As Brazil commemorates the 54th anniversary of the 1964 military coup, Brazilians connect current deaths to violence of the past and demand justice.
On March 14, 2018, the black, feminist city councilperson, activist, and civic leader Marielle Franco was assassinated in Rio de Janeiro. On March 28, 1968, during the military dictatorship, the student Edson Luis de Lima Souto was murdered by the state, also in the city of Rio.
This coming Sunday, April 1, marks the 54th anniversary of the 1964 military coup in Brazil. This year, 2018, is also exactly 50 years after the Institutional Act Number Five (AI-5), the act that intensified and institutionalized dictatorship practices of censorship and state violence, was signed into law.
In sum: ghosts haunt this time of year.
However, 2018 became the first year for Brazil to officially recognize the United Nation’s International Day for the Right to Truth, commemorated on March 24.
In light of this international day for justice and this unpunished bloodshed, past and present, what has been going on in Brazil to commemorate, mourn, and protest?
At the beginning of March, before Marielle Franco’s assassination, the exhibition Vala Clandestina de Perus was displayed through the Ecos da Memória initiative at the Historical and Pedagogical Museum in São Paulo. The exhibition showed the story of a cemetery used to hide bodies during the civil-military dictatorship.

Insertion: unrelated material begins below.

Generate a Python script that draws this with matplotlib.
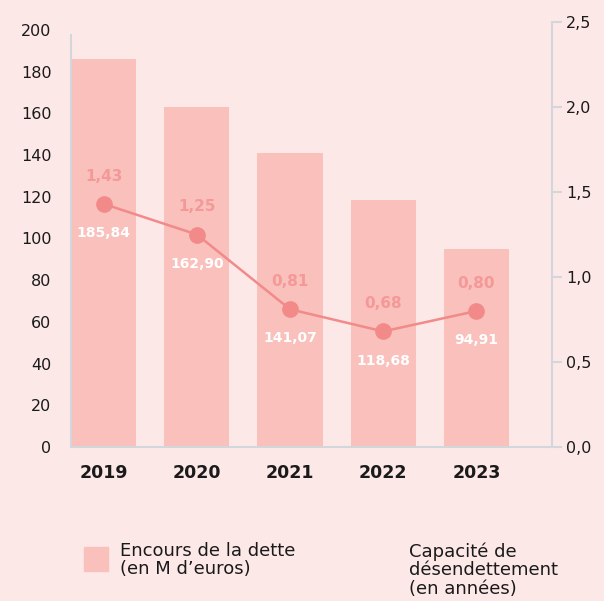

In the past weeks, Brazil’s work to remember the authoritarian period connected with current activism. In the media, articles like this essay in The Intercept have drawn parallels between the 1968 murder of student Edson Luis and police violence in 2018. Some protests in Rio de Janeiro draw that same parallel, and the online #DesarquivandoBR campaign demands the release of archives from the civil-military dictatorship, not only in the name of the right to truth about the dictatorship, but also in a movement against the current military intervention in Rio de Janeiro.

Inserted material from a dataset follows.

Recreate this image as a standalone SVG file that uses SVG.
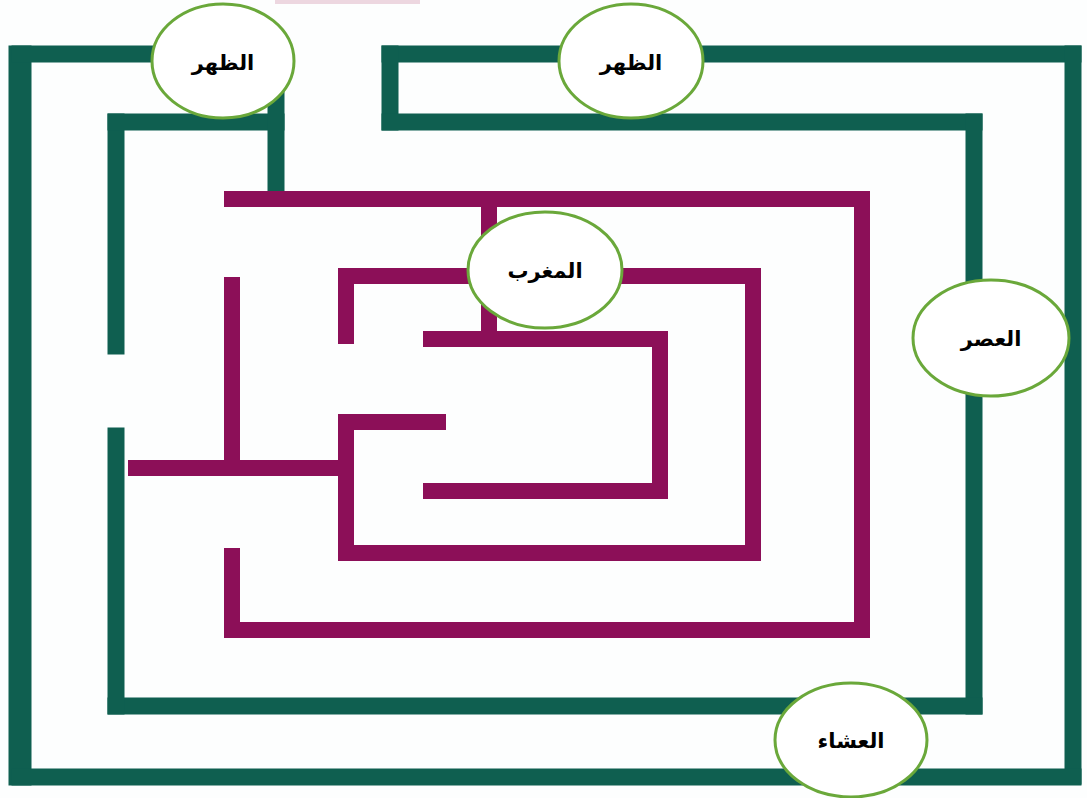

A university a course on entitled “The 2016 Coup and the Future of Democracy in Brazil,” organized by Professor Luis Felipe Miguel at the University of Brasília was cancelled earlier this year. However, universities around Brazil are starting to teach that exact course this semester. The State University of Londrina is one of the institutions that hosted a truncated version of the seminar, bringing together professors from six disciplines as well as local activists to open a space for discussion about ruptures in democratic systems on March 26, 27, and 28. The panel discussions are publicly available online here.
Looking ahead, there will be a colloquium about May 1968 in France and Brazil at the Federal University of Espírito Santo on May 23-25. For those in Brazil, this conference is certainly an opportunity to discuss these questions of continuities in state violence.